Stupid Press, Stupid People:
Non-Reporting the March for Life
Our founders believed that a free press was essential for a free society. We believe we have a free press.
- But what good is nominal freedom—the government does not censor our newspapers—if the writers are liars, or are ill-educated, or feed the populace a lot of claptrap, or ignore important events because they don’t like the people involved or the cause?
- What happens, if the “teaching” of three hundred million Americans is in the hands of people who give headlines to a football player with a fictional girlfriend, or to the sleazy habits of a porn girl turned celebrity, or to “scientific” studies about when your “relationship” is going to end, rather than to anything of substance, anything that requires learning, listening, investigating, and thought?
- What happens, particularly, if the only stories about faith come from the category, “Benighted Believers”?
- What happens is what we got for non-reportage on this year’s March for Life in Washington.
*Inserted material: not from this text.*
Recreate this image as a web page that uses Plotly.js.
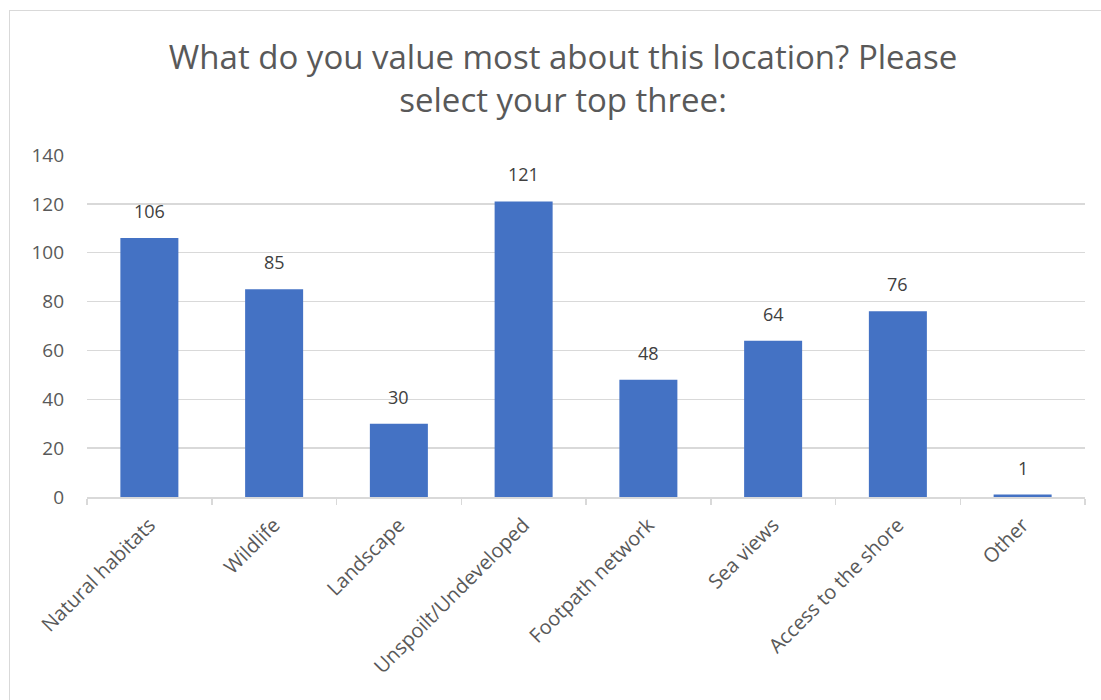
<!DOCTYPE html>
<html>
<head>
<meta charset="utf-8">
<script src="https://cdn.plot.ly/plotly-3.0.1.min.js"></script>
<style>
  html, body { margin: 0; padding: 0; background: #fff; }
  #wrap { position: relative; width: 1101px; height: 700px; overflow: hidden; }
  #chart { width: 1101px; height: 700px; }
  #frame { position: absolute; left: 9px; top: 10px; width: 1200px; height: 800px;
           border-left: 1.5px solid #d9d9d9; border-top: 1.5px solid #d9d9d9; pointer-events: none; }
</style>
</head>
<body>
<div id="wrap">
  <div id="chart"></div>
  <div id="frame"></div>
</div>
<script>
const categories = ["Natural habitats", "Wildlife", "Landscape", "Unspoilt/Undeveloped",
                    "Footpath network", "Sea views", "Access to the shore", "Other"];
const counts = [106, 85, 30, 121, 48, 64, 76, 1];
const yTicks = [0, 20, 40, 60, 80, 100, 120, 140];
const titleText = "What do you value most about this location? Please<br>select your top three:";

const font = "Open Sans, Liberation Sans, sans-serif";

const trace = {
  type: "bar",
  x: categories,
  y: counts,
  marker: { color: "#4472C4" },
  hoverinfo: "x+y"
};

const annotations = categories.map((c, i) => ({
  x: c, y: counts[i], xref: "x", yref: "y",
  text: String(counts[i]), showarrow: false,
  yanchor: "bottom", yshift: 13,
  font: { family: font, size: 18, color: "#404040" }
}));

const layout = {
  width: 1101, height: 700,
  margin: { l: 87, r: 16, t: 155, b: 203 },
  paper_bgcolor: "#ffffff", plot_bgcolor: "#ffffff",
  bargap: 0.535,
  showlegend: false,
  title: {
    text: titleText,
    x: 0.477, xref: "paper", xanchor: "center",
    y: 0.901, yref: "container", yanchor: "middle",
    font: { family: font, size: 33, color: "#595959" }
  },
  xaxis: {
    type: "category",
    tickangle: -45,
    tickfont: { family: font, size: 20, color: "#595959" },
    showline: true, linecolor: "#d9d9d9", linewidth: 1.5,
    ticks: "outside", tickson: "boundaries", ticklen: 6, tickcolor: "#d9d9d9", tickwidth: 1.5,
    ticklabelstandoff: 7,
    showgrid: false, zeroline: false, fixedrange: true
  },
  yaxis: {
    range: [0, 140],
    tickvals: yTicks,
    ticktext: yTicks.map(String),
    tickfont: { family: font, size: 19, color: "#595959" },
    showgrid: true, gridcolor: "#d9d9d9", gridwidth: 1.5,
    zeroline: false, showline: false, ticks: "", ticklabelstandoff: 22,
    fixedrange: true
  },
  annotations: annotations
};

Plotly.newPlot("chart", [trace], layout, { displayModeBar: false, staticPlot: true });
</script>
</body>
</html>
One would think that a colorful and peaceful demonstration, of between 500,000 and 650,000 people, the large majority of them quite young, braving the freezing weather in the capital in January, marching to uphold the sanctity of life rather than to secure material advantage to themselves, would warrant a little attention.
If ten thousand of these people thronged the Basilica of the Immaculate Conception for Mass on the evening before, many with sleeping bags for spending the night on the floor of the chapel, you would think that some reporter would notice, and would ask them a question or two.
If thousands of people from other parts of the world arrived to join in, at great personal expense and in bad weather, you would think that that would warrant admiration, if for nothing else than their sacrifice.